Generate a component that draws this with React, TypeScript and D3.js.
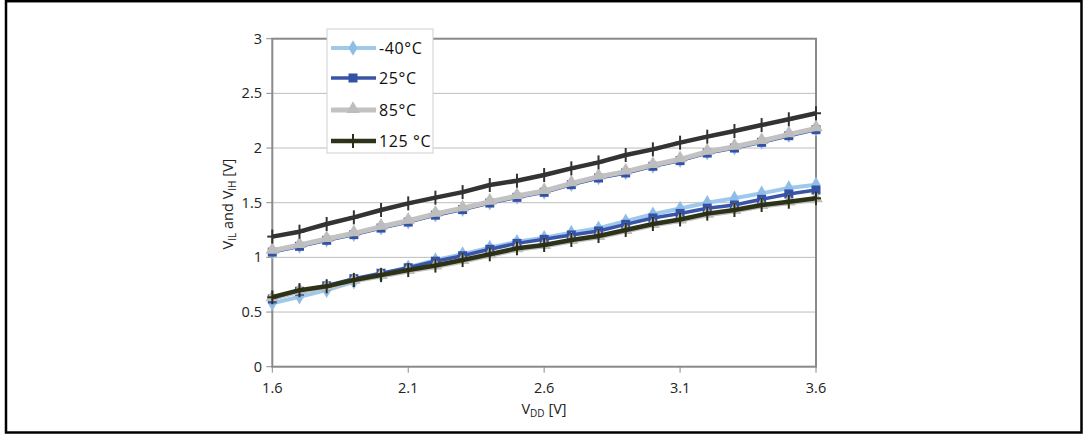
import React from "react";
import * as d3 from "d3";

// Supply voltage sweep (V)
const vdd = [1.6, 1.7, 1.8, 1.9, 2.0, 2.1, 2.2, 2.3, 2.4, 2.5, 2.6, 2.7, 2.8, 2.9, 3.0, 3.1, 3.2, 3.3, 3.4, 3.5, 3.6];

// Input-low thresholds V_IL per temperature
const vilM40 = [0.58, 0.64, 0.7, 0.777, 0.84, 0.91, 0.975, 1.03, 1.089, 1.143, 1.18, 1.226, 1.266, 1.33, 1.395, 1.447, 1.5, 1.54, 1.586, 1.635, 1.665];
const vil25 = [0.62, 0.69, 0.74, 0.805, 0.855, 0.905, 0.965, 1.015, 1.074, 1.128, 1.165, 1.205, 1.241, 1.302, 1.36, 1.402, 1.45, 1.479, 1.531, 1.58, 1.616];
const vil85 = [0.625, 0.69, 0.725, 0.785, 0.83, 0.875, 0.915, 0.965, 1.018, 1.073, 1.103, 1.15, 1.185, 1.24, 1.295, 1.337, 1.39, 1.423, 1.469, 1.5, 1.53];
const vil125 = [0.635, 0.7, 0.735, 0.793, 0.838, 0.884, 0.925, 0.976, 1.028, 1.083, 1.113, 1.159, 1.195, 1.25, 1.305, 1.347, 1.4, 1.433, 1.479, 1.509, 1.54];

// Input-high thresholds V_IH per temperature
const vihM40 = [1.052, 1.105, 1.16, 1.212, 1.272, 1.327, 1.39, 1.441, 1.501, 1.553, 1.599, 1.669, 1.73, 1.776, 1.837, 1.889, 1.958, 2.004, 2.056, 2.117, 2.172];
const vih25 = [1.048, 1.101, 1.156, 1.208, 1.268, 1.323, 1.386, 1.437, 1.497, 1.549, 1.595, 1.665, 1.726, 1.772, 1.833, 1.885, 1.954, 2.0, 2.052, 2.113, 2.168];
const vih85 = [1.06, 1.113, 1.168, 1.22, 1.28, 1.335, 1.398, 1.449, 1.509, 1.561, 1.607, 1.677, 1.738, 1.784, 1.845, 1.897, 1.966, 2.012, 2.064, 2.125, 2.18];
const vih125 = [1.19, 1.235, 1.305, 1.366, 1.433, 1.494, 1.546, 1.597, 1.662, 1.701, 1.753, 1.814, 1.869, 1.936, 1.988, 2.049, 2.104, 2.156, 2.21, 2.263, 2.318];

const legendLabels = ["-40°C", "25°C", "85°C", "125 °C"];
const yTicks = [0, 0.5, 1, 1.5, 2, 2.5, 3];
const xTicks = [1.6, 2.1, 2.6, 3.1, 3.6];

type Marker = "diamond" | "square" | "triangle" | "plus";

const FONT = "'Open Sans', 'Noto Sans', sans-serif";

const left = 272.3, right = 816, top = 38.7, bottom = 366.7;
const x = d3.scaleLinear().domain([1.6, 3.6]).range([left, right]);
const y = d3.scaleLinear().domain([0, 3]).range([bottom, top]);

const styles: { color: string; width: number; marker: Marker; mcolor: string }[] = [
  { color: "#9fc9ec", width: 4, marker: "diamond", mcolor: "#8fbde6" },
  { color: "#3a55a8", width: 3.5, marker: "square", mcolor: "#3451a6" },
  { color: "#c2c2c2", width: 5, marker: "triangle", mcolor: "#bdbdbd" },
  { color: "#2d3318", width: 4.5, marker: "plus", mcolor: "#2a2f16" },
];

function MarkerShape({ kind, cx, cy, color }: { kind: Marker; cx: number; cy: number; color: string }) {
  if (kind === "diamond") {
    const p = d3.symbol(d3.symbolDiamond, 70)();
    return <path d={p || ""} transform={`translate(${cx},${cy})`} fill={color} />;
  }
  if (kind === "square") {
    return <rect x={cx - 4.5} y={cy - 4.5} width={9} height={9} fill={color} />;
  }
  if (kind === "triangle") {
    const p = d3.symbol(d3.symbolTriangle, 80)();
    return <path d={p || ""} transform={`translate(${cx},${cy - 1})`} fill={color} />;
  }
  return (
    <g stroke={color} strokeWidth={2}>
      <line x1={cx} x2={cx} y1={cy - 7} y2={cy + 7} />
      <line x1={cx - 5} x2={cx + 5} y1={cy} y2={cy} />
    </g>
  );
}

function Series({ values, idx, override }: { values: number[]; idx: number; override?: string }) {
  const s = styles[idx];
  const color = override || s.color;
  const mcolor = override || s.mcolor;
  const line = d3
    .line<number>()
    .x((_, i) => x(vdd[i]))
    .y((v) => y(v));
  return (
    <g>
      <path d={line(values) || ""} fill="none" stroke={color} strokeWidth={s.width} strokeLinejoin="round" />
      {values.map((v, i) => (
        <MarkerShape key={i} kind={s.marker} cx={x(vdd[i])} cy={y(v)} color={mcolor} />
      ))}
    </g>
  );
}

export default function App() {
  return (
    <svg
      width={1083}
      height={434}
      style={{ position: "absolute", left: 0, top: 0, background: "#fff" }}
      fontFamily={FONT}
    >
      <rect x={0} y={0} width={1083} height={434} fill="#fff" />
      {/* outer frame */}
      <rect x={6} y={1.2} width={1075.5} height={431.3} fill="none" stroke="#000" strokeWidth={2.5} />

      {/* horizontal grid */}
      {yTicks.map((t) => (
        <line key={t} x1={left} x2={right} y1={y(t)} y2={y(t)} stroke="#bdbdbd" strokeWidth={1} />
      ))}
      {/* plot area border */}
      <rect x={left} y={top} width={right - left} height={bottom - top} fill="none" stroke="#8a8a8a" strokeWidth={2} />

      {/* y ticks & labels */}
      {yTicks.map((t) => (
        <g key={t}>
          <line x1={left - 6} x2={left} y1={y(t)} y2={y(t)} stroke="#8a8a8a" strokeWidth={1} />
          <text x={262} y={y(t)} dy="0.35em" textAnchor="end" fontSize={14.5} fill="#222">
            {t}
          </text>
        </g>
      ))}
      {/* x ticks & labels */}
      {xTicks.map((t) => (
        <g key={t}>
          <line x1={x(t)} x2={x(t)} y1={bottom} y2={bottom + 6} stroke="#8a8a8a" strokeWidth={1} />
          <text x={x(t)} y={393} textAnchor="middle" fontSize={14.5} fill="#222">
            {t.toFixed(1)}
          </text>
        </g>
      ))}

      {/* axis titles */}
      <text x={544} y={414} textAnchor="middle" fontSize={14.5} fill="#222">
        V<tspan fontSize={10} dy={3}>DD</tspan>
        <tspan dy={-3}> [V]</tspan>
      </text>
      <text transform="translate(233,204) rotate(-90)" textAnchor="middle" fontSize={14.5} fill="#222">
        V<tspan fontSize={10} dy={3}>IL</tspan>
        <tspan dy={-3}> and V</tspan>
        <tspan fontSize={10} dy={3}>IH</tspan>
        <tspan dy={-3}> [V]</tspan>
      </text>

      {/* data */}
      <g>
        <Series values={vilM40} idx={0} />
        <Series values={vihM40} idx={0} />
        <Series values={vil25} idx={1} />
        <Series values={vih25} idx={1} />
        <Series values={vil85} idx={2} />
        <Series values={vih85} idx={2} />
        <Series values={vil125} idx={3} />
        <Series values={vih125} idx={3} override="#333333" />
      </g>

      {/* legend */}
      <g>
        <rect x={327} y={29} width={106} height={124} fill="#fff" stroke="#cfcfcf" strokeWidth={1} />
        {legendLabels.map((lab, i) => {
          const ly = [48, 78, 110, 141][i];
          const s = styles[i];
          return (
            <g key={lab}>
              <line x1={331} x2={376} y1={ly} y2={ly} stroke={s.color} strokeWidth={s.width} />
              <MarkerShape kind={s.marker} cx={353} cy={ly} color={s.mcolor} />
              <text x={379} y={ly} dy="0.36em" fontSize={16} letterSpacing={0.6} fill="#111">
                {lab}
              </text>
            </g>
          );
        })}
      </g>
    </svg>
  );
}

_ _ _ _

§ **THE TASK**: Copy nothing but the lines from the first one in the listing through the line with "3.4, 3.5, 3.6];", and omit the pictures.

§ **ANSWER TO THE TASK**:
Generate a component that draws this with React, TypeScript and D3.js.
import React from "react";
import * as d3 from "d3";

// Supply voltage sweep (V)
const vdd = [1.6, 1.7, 1.8, 1.9, 2.0, 2.1, 2.2, 2.3, 2.4, 2.5, 2.6, 2.7, 2.8, 2.9, 3.0, 3.1, 3.2, 3.3, 3.4, 3.5, 3.6];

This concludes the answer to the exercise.